Mais la comparaison s’arrête là : si Ramuz désire montrer le délitement de toutes relations humaines à l’échelle de la société suisse confrontée à une catastrophe, Buti s’arrête à une constellation familiale particulière, celle de Gus, fils cadet d’un couple de paysans dont la survie financière est gravement menacée par les conditions caniculaires. Gus n’a rien à faire, à part aider son père puisque l’école est finie ; il passe le plus clair de son temps avec Rudy, l’aide de la ferme, un jeune homme en situation de handicap, une colombe blanche qu’il découvre par hasard, et à parcourir la campagne avec Bagatelle, la vieille jument arthritique de son grand-père, excentrique vieux paysan à la retraite, quand il ne fait pas ses premières expériences sexuelles avec Mado, une jeune fille du coin. 

Roland Buti dépeint avec une immense sensibilité le partage des tâches selon les rôles de genre, inscrit profondément dans le monde paysan qu’il décrit sans idéalisation (là encore, un point qui l’éloigne de Ramuz et de sa métaphysique paysanne) : il y a d’un côté la mère, objet d’une fascination incompréhensible pour son fils et prisonnière d’une vie « étriquée » (31), « en permanence occupée à une multitude de tâches accaparantes qui devaient l’empêcher de trop désespérer » (31), comptabilité et cuisine, avec la sœur Léa, d’une grande beauté, qui ne vise qu’à s’échapper de ce trou brûlé en pratiquant assidûment le violon tout en évitant tout contact avec le monde de la ferme.
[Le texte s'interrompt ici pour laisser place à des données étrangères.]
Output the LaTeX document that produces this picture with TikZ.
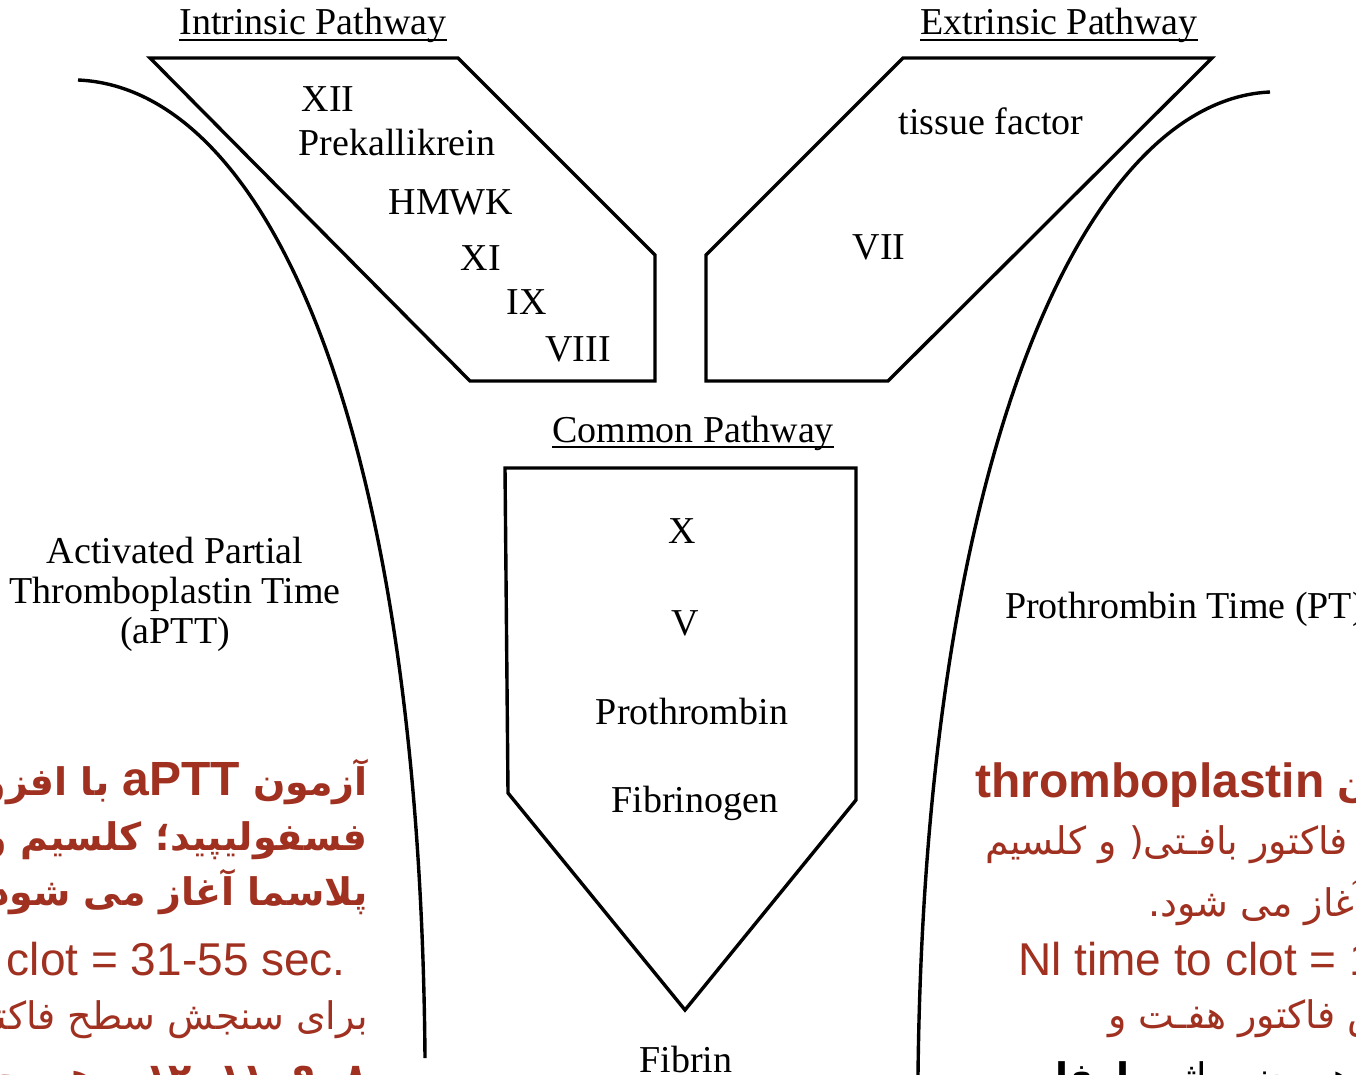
\documentclass[tikz,border=0pt]{standalone}
\usepackage{fontspec}
\setmainfont{Liberation Serif}
\newfontfamily\sansfont{Liberation Sans}
\newfontfamily\fafont[Script=Arabic]{DejaVu Sans}
\TeXXeTstate=1
\usetikzlibrary{calc}
\definecolor{clotred}{RGB}{160,48,32}

\tikzset{
  lbl/.style={inner sep=0pt, font=\fontsize{38}{40}\selectfont},
  pathbox/.style={draw, line width=3.4pt, line join=miter},
  arc/.style={draw, line width=3.4pt},
  uline/.style={draw, line width=1.6pt},
  fareg/.style={inner sep=0pt, text=clotred, font=\fontsize{38}{46}\fafont},
  fabold/.style={inner sep=0pt, text=clotred, font=\fontsize{38}{46}\fafont\bfseries},
  latred/.style={inner sep=0pt, text=clotred, font=\fontsize{46}{52}\sansfont},
}
\newcommand{\latbold}[1]{{\sansfont\bfseries\fontsize{48}{52}\selectfont #1}}

\begin{document}
\begin{tikzpicture}[x=1pt, y=-1pt]
\useasboundingbox (0,0) rectangle (1356,1075);
\clip (0,0) rectangle (1356,1075);
\fill[white] (0,0) rectangle (1356,1075);

% pathway outlines
\draw[pathbox] (150,58) -- (458,58) -- (655,255) -- (655,381) -- (470,381) -- cycle;
\draw[pathbox] (903,58) -- (1212,58) -- (888,381) -- (706,381) -- (706,255) -- cycle;
\draw[pathbox] (505,468) -- (856,468) -- (856,800) -- (685,1010) -- (508,793) -- cycle;

% bracketing curves of the two tests
\coordinate (la) at (78,80);
\coordinate (lb) at (425,1058);
\coordinate (ra) at (1270,92);
\coordinate (rb) at (918,1075);
\draw[arc] (la) .. controls (265,88) and (420,420) .. (lb);
\draw[arc] (ra) .. controls (1090,100) and (925,440) .. (rb);

% titles
\node[lbl, anchor=base] (tint) at (313,35) {Intrinsic Pathway};
\node[lbl, anchor=base] (text) at (1059,35) {Extrinsic Pathway};
\node[lbl, anchor=base] (tcom) at (693,442) {Common Pathway};
\foreach \t in {tint,text,tcom}
  \draw[uline] ($(\t.base west)+(0,5)$) -- ($(\t.base east)+(0,5)$);

% intrinsic factors
\node[lbl, anchor=base] (f12) at (328,112) {XII};
\node[lbl, anchor=base] (pk) at (397,156) {Prekallikrein};
\node[lbl, anchor=base] (hmwk) at (451,215) {HMWK};
\node[lbl, anchor=base] (f11) at (481,270) {XI};
\node[lbl, anchor=base] (f9) at (527,314) {IX};
\node[lbl, anchor=base] (f8) at (578,361) {VIII};

% extrinsic factors
\node[lbl, anchor=base] (tf) at (991,135) {tissue factor};
\node[lbl, anchor=base] (f7) at (879,259) {VII};

% common factors
\node[lbl, anchor=base] (f10) at (682,543) {X};
\node[lbl, anchor=base] (f5) at (685,635) {V};
\node[lbl, anchor=base] (pro) at (692,724) {Prothrombin};
\node[lbl, anchor=base] (fbg) at (695,812) {Fibrinogen};
\node[lbl, anchor=base] (fib) at (686,1072) {Fibrin};

% test names
\node[lbl, align=center] (aptt) at (175,594) {Activated Partial\\Thromboplastin Time\\(aPTT)};
\node[lbl, anchor=base west] (pt) at (1005,618) {Prothrombin Time (PT)};

% aPTT notes
\node[fabold, anchor=base east] (l1) at (368,795) {\beginR آزمون \latbold{aPTT} با افزودن\endR};
\node[fabold, anchor=base east] (l2) at (368,850) {\beginR فسفولیپید؛ کلسیم و سرم\endR};
\node[fabold, anchor=base east] (l3) at (368,905) {\beginR پلاسما آغاز می شود.\endR};
\node[latred, anchor=base east] (l4) at (346,975) {Nl time to clot = 31-55 sec.};
\node[fareg, anchor=base east] (l5) at (368,1029) {\beginR برای سنجش سطح فاکتورهای\endR};
\node[fabold, anchor=base east] (l6) at (368,1090) {\beginR ۸، ۹، ۱۱، ۱۲ و هم چنین اثر هپارین\endR};

% PT notes
\node[fabold, anchor=base west] (r1) at (975,797) {\beginR آزمون PT با افزودن \latbold{thromboplastin}\endR};
\node[fareg, anchor=base west] (r2) at (985,854) {\beginR فاکتور بافـتی( و کلسیم\endR};
\node[fareg, anchor=base west] (r3) at (1148,916) {\beginR آغاز می شود.\endR};
\node[latred, anchor=base west] (r4) at (1018,975) {Nl time to clot = 11-13.5 sec.};
\node[fareg, anchor=base west] (r5) at (1108,1028) {\beginR برای سنجش فاکتور هفـت و\endR};
\node[fareg, anchor=base west, text=black] (r6) at (985,1090) {\beginR هم چنین اثر {\bfseries وارفارین}\endR};
\end{tikzpicture}
\end{document}
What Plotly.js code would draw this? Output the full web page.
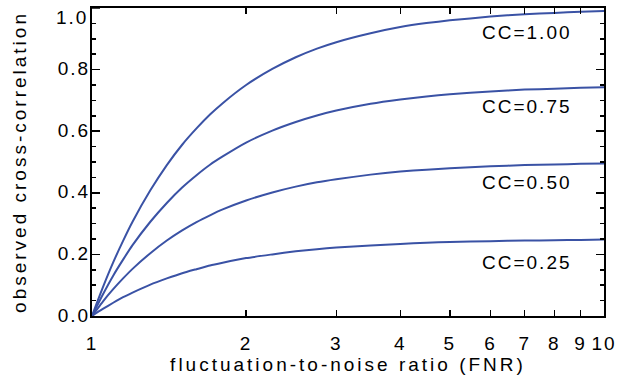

De l’autre, Rudy, Gus et le père reproduisent la litanie de gestes nécessaires à l’évitement de la catastrophe qui menace l’exploitation agricole. Cette dernière a été complétée par un élevage industriel de poules, mais la canicule n’engendre qu’une récolte de cadavres. Dans les mots mêmes du narrateur, l’équilibre ne tient qu’à un fil et les personnages ne communiquent plus : « J’appartenais à cette maison fragile. J’appartenais à cette maison dans laquelle chacun se débattait dans son petit espace clos. » (69) C’est l’arrivée d’un nouveau personnage qui va provoquer un basculement irrémédiable, une fin du monde pensée ici comme une fin de l’enfance. Dans une petite voiture débarque du village d’à côté Cécile, une employée des postes qui se présente d’emblée comme « la copine de [sa] maman » à Gus, qui, troublé par sa féminité, s’en méfie instantanément – incarne-t-elle pour lui un corps étranger dégageant des vapeurs toxiques ? 

Quoi qu’il en soit, le génie de ce texte est de montrer, du point de vue du narrateur terrifié par l’intensité du drame familial qui se dessine, une romance lesbienne entre Cécile et la mère du narrateur qui se glisse dans le quotidien familial, et d’un même mouvement l’incompréhension violente des hommes de l’entourage face à cette nouvelle donne. Une rage sourde qui ne peut s’exprimer autrement que par les coups : impossible de parler, de montrer sa faiblesse, d’exprimer la tristesse autrement que par un moment de « grâce virile » (148), agression, bagarre ou cuite. Bien que la focalisation soit majoritairement interne au personnage de Gus, l’empathie qui exsude de son regard empêche toute lecture manichéenne de la situation : les conditions de vie du couple, de la famille, de la ferme, de la Terre même, tout est pris dans une incertitude profonde que seul un énorme orage pourra balayer. Métaphore du passage à l’adolescence, hommage à la difficulté de la vie des paysans dans les campagnes, le tout dans une langue qui met sur le même plan les animaux humains, non-humains et les paysages. Magique.